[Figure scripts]
------------------------------
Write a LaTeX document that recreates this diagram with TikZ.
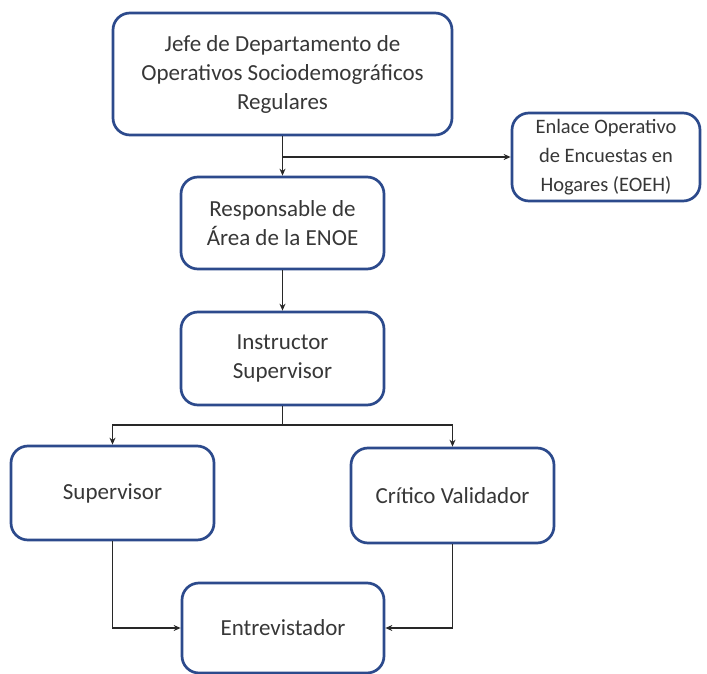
\documentclass[tikz,border=0pt]{standalone}
\usepackage{fontspec}
\setmainfont{Carlito}
\usetikzlibrary{arrows.meta}
\definecolor{boxblue}{RGB}{44,74,140}
\definecolor{txt}{RGB}{55,55,55}
\definecolor{linec}{RGB}{40,40,40}
\tikzset{
  orgbox/.style={draw=boxblue, line width=2.7pt, rounded corners=17pt, fill=white,
    align=center, text=txt, inner sep=0pt,
    font=\fontsize{23}{29}\selectfont},
  arr/.style={draw=linec, line width=1.8pt, -{Stealth[length=7pt,width=6pt]}}
}
\begin{document}
\begin{tikzpicture}[x=1pt,y=-1pt]
\useasboundingbox (0,0) rectangle (707,674);
\node[orgbox, minimum width=339pt, minimum height=122pt] (jefe) at (282.5,74)
  {Jefe de Departamento de\\Operativos Sociodemográficos\\Regulares};
\node[orgbox, minimum width=188pt, minimum height=88pt,
  font=\fontsize{20.5}{29}\selectfont] (enl) at (606,157)
  {Enlace Operativo\\de Encuestas en\\Hogares (EOEH)};
\node[orgbox, minimum width=203pt, minimum height=92pt] (resp) at (282.5,223)
  {Responsable de\\Área de la ENOE};
\node[orgbox, minimum width=203pt, minimum height=93pt] (inst) at (282.5,358.5)
  {Instructor\\Supervisor};
\node[orgbox, minimum width=203pt, minimum height=94pt] (sup) at (112.5,493)
  {Supervisor};
\node[orgbox, minimum width=203pt, minimum height=95pt] (crit) at (452.5,495.5)
  {Crítico Validador};
\node[orgbox, minimum width=202pt, minimum height=90pt] (entr) at (283,628)
  {Entrevistador};
\coordinate (br1) at (282.5,157);
\coordinate (br2) at (282.5,425);
\draw[arr] (jefe.south) -- (resp.north);
\draw[arr] (br1) -- (enl.west);
\draw[arr] (resp.south) -- (inst.north);
\draw[draw=linec, line width=1.8pt] (inst.south) -- (br2);
\draw[arr] (br2) -| (sup.north);
\draw[arr] (br2) -| (crit.north);
\draw[arr] (sup.south) |- (entr.west);
\draw[arr] (crit.south) |- (entr.east);
\end{tikzpicture}
\end{document}
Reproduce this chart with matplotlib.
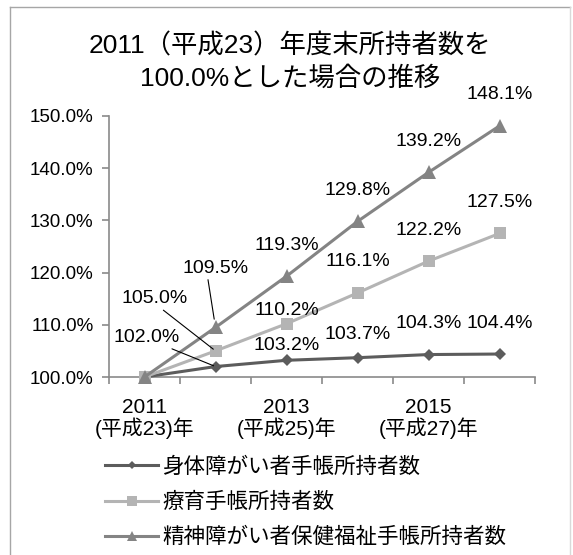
import matplotlib
matplotlib.use("Agg")
import matplotlib.pyplot as plt
from matplotlib.lines import Line2D

plt.rcParams['font.family'] = ['Liberation Sans', 'Noto Sans CJK JP']

# ---- data -------------------------------------------------------------
years = [2011, 2012, 2013, 2014, 2015, 2016]
tick_positions = [0, 2, 4]
tick_labels = ['2011\n(平成23)年', '2013\n(平成25)年', '2015\n(平成27)年']
series_names = ['身体障がい者手帳所持者数',
                '療育手帳所持者数',
                '精神障がい者保健福祉手帳所持者数']
physical = [100.0, 102.0, 103.2, 103.7, 104.3, 104.4]
rehab = [100.0, 105.0, 110.2, 116.1, 122.2, 127.5]
mental = [100.0, 109.5, 119.3, 129.8, 139.2, 148.1]
y_ticks = [100, 110, 120, 130, 140, 150]
title_lines = ['2011（平成23）年度末所持者数を', '100.0%とした場合の推移']

# ---- styles -----------------------------------------------------------
styles = [
    dict(color='#5c5c5c', marker='D', ms=6.0),
    dict(color='#b4b4b4', marker='s', ms=9.0),
    dict(color='#848484', marker='^', ms=10.0),
]
# label placement in pixels relative to each point (dx, dy)
default_off = (0, 31)
label_off = {
    (0, 1): (-69, 29), (1, 1): (-61, 52), (2, 1): (0, 59),
    (0, 2): (0, 15), (1, 2): (0, 13), (2, 2): (0, 31),
    (0, 3): (0, 23),
}
# leader line: (relpos on label, shrink at point in pt)
leaders = {(0, 1): ((0.75, 0.05), 1.5), (1, 1): ((0.58, 0.0), 2.0),
           (2, 1): ((0.38, 0.0), 6.0)}

W, H = 573, 555
fig = plt.figure(figsize=(W / 100, H / 100), dpi=100)
ax = fig.add_axes([109 / W, 1 - 377 / H, (535 - 109) / W, (377 - 116) / H])

x = list(range(len(years)))
all_series = [physical, rehab, mental]
for si, (vals, st) in enumerate(zip(all_series, styles)):
    ax.plot(x, vals, color=st['color'], lw=2.2, marker=st['marker'],
            ms=st['ms'], markeredgewidth=0, zorder=3 + si, clip_on=False)
    for i, v in enumerate(vals):
        if i == 0:
            continue
        off = label_off.get((si, i), default_off)
        kw = {}
        if (si, i) in leaders:
            rp, shr = leaders[(si, i)]
            kw['arrowprops'] = dict(arrowstyle='-', color='black', lw=0.8,
                                    shrinkA=0, shrinkB=shr, relpos=rp)
        ax.annotate(f'{v:.1f}%', (i, v), xytext=off, textcoords='offset pixels',
                    ha='center', va='center', fontsize=14, color='black',
                    zorder=10, **kw)

ax.set_xlim(-0.5, len(years) - 0.5)
ax.set_ylim(100, 150)
ax.set_yticks(y_ticks)
ax.set_yticklabels([f'{t:.1f}%' for t in y_ticks])
ax.set_xticks(tick_positions)
ax.set_xticklabels(tick_labels, linespacing=1.05)
ax.set_xticks([p - 0.5 for p in range(len(years) + 1)], minor=True)

axis_col = '#8a8a8a'
for s in ['top', 'right']:
    ax.spines[s].set_visible(False)
for s in ['left', 'bottom']:
    ax.spines[s].set_color(axis_col)
    ax.spines[s].set_linewidth(1.2)
ax.tick_params(axis='y', length=5, width=1.2, color=axis_col, pad=6,
               labelsize=13.5)
ax.tick_params(axis='x', which='major', length=0, pad=15, labelsize=15)
ax.tick_params(axis='x', which='minor', length=5, width=1.2, color=axis_col)

# two-line title, one text per line
for line, yc in zip(title_lines, [46, 79]):
    fig.text(290 / W, 1 - yc / H, line, ha='center', va='center',
             fontsize=19)

handles = [Line2D([], [], color=st['color'], lw=2.2, marker=st['marker'],
                  ms=st['ms'] * 0.75, markeredgewidth=0) for st in styles]
fig.legend(handles, series_names, loc='upper left',
           bbox_to_anchor=(105 / W, 1 - 457 / H), frameon=False,
           fontsize=15.5, handlelength=2.47, handletextpad=0.2,
           labelspacing=0.66, borderpad=0, borderaxespad=0)

# chart frame
frame_col = '#a6a6a6'
fig.add_artist(Line2D([10 / W, 10 / W], [0, 1 - 7 / H], color=frame_col,
                      lw=1, transform=fig.transFigure))
fig.add_artist(Line2D([10 / W, 570 / W], [1 - 7 / H, 1 - 7 / H],
                      color=frame_col, lw=1, transform=fig.transFigure))
fig.add_artist(Line2D([570 / W, 570 / W], [0, 1 - 7 / H], color='#d9d9d9',
                      lw=1, transform=fig.transFigure))

fig.savefig('out.png', dpi=100, facecolor='white')
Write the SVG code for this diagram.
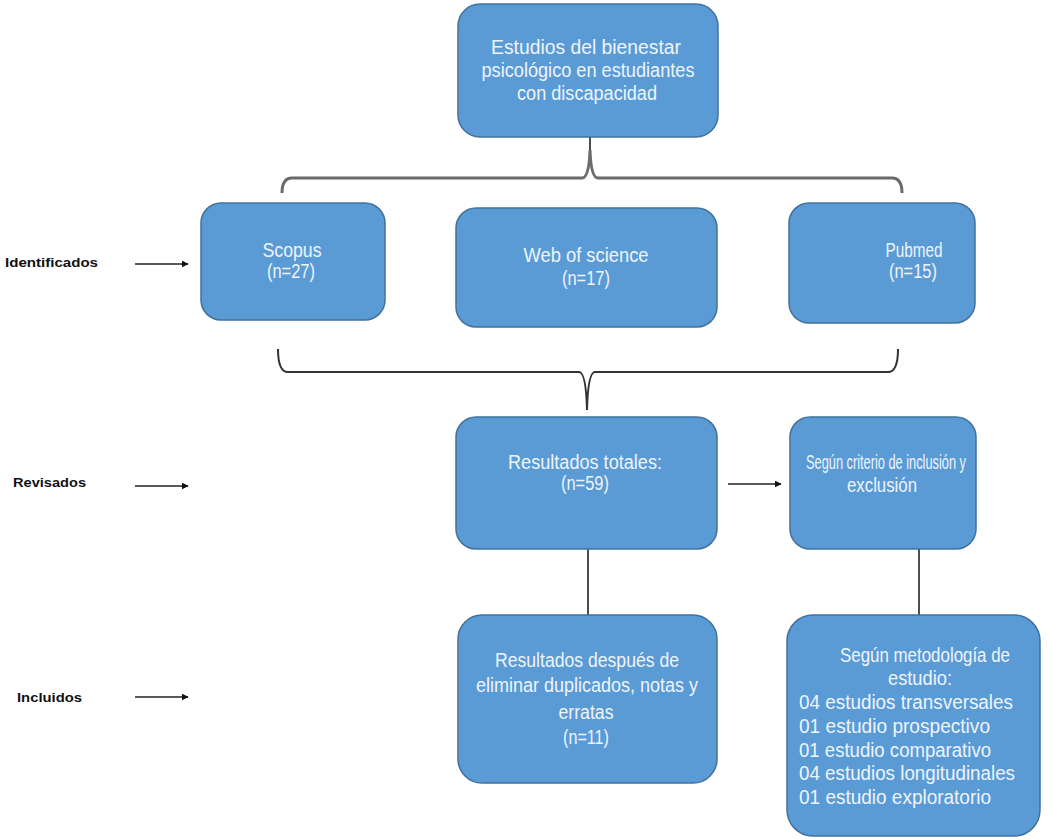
<svg xmlns="http://www.w3.org/2000/svg" width="1052" height="840" viewBox="0 0 1052 840">
<defs>
<marker id="ah" viewBox="0 0 10 10" refX="9" refY="5" markerWidth="7" markerHeight="7" markerUnits="userSpaceOnUse" orient="auto">
<path d="M0,0 L10,5 L0,10 z" fill="#111"/>
</marker>
<style>
.box{fill:#5b9bd5;stroke:#41719c;stroke-width:1.5}
.t{font-family:"Liberation Sans",Arial,sans-serif;font-size:19.5px;fill:#eef4fb;text-anchor:middle;dominant-baseline:central}
.tl{text-anchor:start}
.lab{font-family:"Liberation Sans",Arial,sans-serif;font-size:12.5px;font-weight:bold;fill:#111;dominant-baseline:central}
.arr{stroke:#222;stroke-width:1.6;fill:none;marker-end:url(#ah)}
.ln{stroke:#222;stroke-width:1.6;fill:none}
</style>
</defs>
<rect width="1052" height="840" fill="#ffffff"/>

<g id="labels">
<text class="lab" x="5" y="263" textLength="93" lengthAdjust="spacingAndGlyphs">Identificados</text>
<text class="lab" x="13" y="483" textLength="73" lengthAdjust="spacingAndGlyphs">Revisados</text>
<text class="lab" x="17" y="698" textLength="65" lengthAdjust="spacingAndGlyphs">Incluidos</text>
</g>

<g id="connectors">
<line class="arr" x1="135" y1="264" x2="188" y2="264"/>
<line class="arr" x1="135" y1="486" x2="188" y2="486"/>
<line class="arr" x1="135" y1="697" x2="188" y2="697"/>
<line class="arr" x1="728" y1="484" x2="781" y2="484"/>
<line class="ln" x1="590" y1="137" x2="590" y2="150"/>
<path d="M282,193 Q282,178 292,178 L582,178 Q589,178 590,150 Q591,178 598,178 L892,178 Q902,178 902,193" stroke="#6b6b6b" stroke-width="3" fill="none"/>
<path d="M278,349 Q278,372 288,372 L579,372 Q586,372 587,410 Q588,372 595,372 L888,372 Q898,372 898,349" stroke="#333" stroke-width="2" fill="none"/>
<line class="ln" x1="588" y1="549" x2="588" y2="615"/>
<line class="ln" x1="919" y1="549" x2="919" y2="615"/>
</g>

<g id="n-top">
<rect class="box" x="458" y="4" width="260" height="133" rx="22"/>
<text class="t" x="586" y="47" textLength="190" lengthAdjust="spacingAndGlyphs">Estudios del bienestar</text>
<text class="t" x="588" y="70" textLength="213" lengthAdjust="spacingAndGlyphs">psicológico en estudiantes</text>
<text class="t" x="587" y="93" textLength="140" lengthAdjust="spacingAndGlyphs">con discapacidad</text>
</g>

<g id="n-scopus">
<rect class="box" x="201" y="203" width="184" height="117" rx="20"/>
<text class="t" x="292" y="250" textLength="59" lengthAdjust="spacingAndGlyphs">Scopus</text>
<text class="t" x="291" y="271" textLength="48" lengthAdjust="spacingAndGlyphs">(n=27)</text>
</g>

<g id="n-wos">
<rect class="box" x="456" y="208" width="261" height="119" rx="20"/>
<text class="t" x="586" y="255" textLength="125" lengthAdjust="spacingAndGlyphs">Web of science</text>
<text class="t" x="586" y="278" textLength="48" lengthAdjust="spacingAndGlyphs">(n=17)</text>
</g>

<g id="n-pubmed">
<rect class="box" x="789" y="203" width="186" height="120" rx="20"/>
<text class="t" x="914" y="250" textLength="57" lengthAdjust="spacingAndGlyphs">Pubmed</text>
<text class="t" x="913" y="271" textLength="48" lengthAdjust="spacingAndGlyphs">(n=15)</text>
</g>

<g id="n-total">
<rect class="box" x="456" y="417" width="261" height="132" rx="20"/>
<text class="t" x="585" y="462" textLength="154" lengthAdjust="spacingAndGlyphs">Resultados totales:</text>
<text class="t" x="585" y="483" textLength="48" lengthAdjust="spacingAndGlyphs">(n=59)</text>
</g>

<g id="n-criterio">
<rect class="box" x="790" y="417" width="186" height="132" rx="20"/>
<text class="t" x="886" y="462" textLength="160" lengthAdjust="spacingAndGlyphs">Según  criterio de inclusión y</text>
<text class="t" x="882" y="485" textLength="70" lengthAdjust="spacingAndGlyphs">exclusión</text>
</g>

<g id="n-despues">
<rect class="box" x="458" y="615" width="259" height="168" rx="24"/>
<text class="t" x="587" y="660" textLength="184" lengthAdjust="spacingAndGlyphs">Resultados después de</text>
<text class="t" x="587" y="685" textLength="222" lengthAdjust="spacingAndGlyphs">eliminar duplicados, notas y</text>
<text class="t" x="586" y="712" textLength="55" lengthAdjust="spacingAndGlyphs">erratas</text>
<text class="t" x="586" y="737" textLength="46" lengthAdjust="spacingAndGlyphs">(n=11)</text>
</g>

<g id="n-metodologia">
<rect class="box" x="787" y="615" width="253" height="221" rx="26"/>
<text class="t" x="925" y="655" textLength="170" lengthAdjust="spacingAndGlyphs">Según  metodología de</text>
<text class="t" x="920" y="678" textLength="64" lengthAdjust="spacingAndGlyphs">estudio:</text>
<text class="t tl" x="799" y="702" textLength="214" lengthAdjust="spacingAndGlyphs">04 estudios transversales</text>
<text class="t tl" x="799" y="726" textLength="191" lengthAdjust="spacingAndGlyphs">01 estudio prospectivo</text>
<text class="t tl" x="799" y="750" textLength="192" lengthAdjust="spacingAndGlyphs">01 estudio comparativo</text>
<text class="t tl" x="799" y="773" textLength="216" lengthAdjust="spacingAndGlyphs">04 estudios longitudinales</text>
<text class="t tl" x="799" y="797" textLength="192" lengthAdjust="spacingAndGlyphs">01 estudio exploratorio</text>
</g>
</svg>
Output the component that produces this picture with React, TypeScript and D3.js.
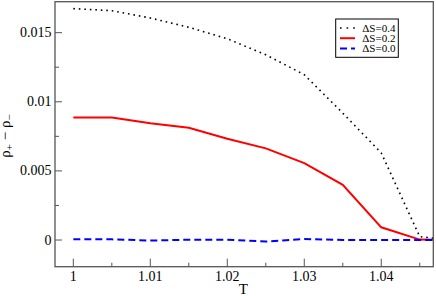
------------------------------
▶ [Task directions]:
Keep to the stretch from the line containing "Reproduce this chart with matplotlib." through the line containing "plt.rcParams['font.family'] = ['Liberation", both ends included, and copy it exactly from the listing above, minus the pictures.

▶ [Result of this task]:
Reproduce this chart with matplotlib.
import matplotlib
matplotlib.use("Agg")
import matplotlib.pyplot as plt
from matplotlib.lines import Line2D

plt.rcParams['font.family'] = ['Liberation Sans', 'Noto Sans CJK JP']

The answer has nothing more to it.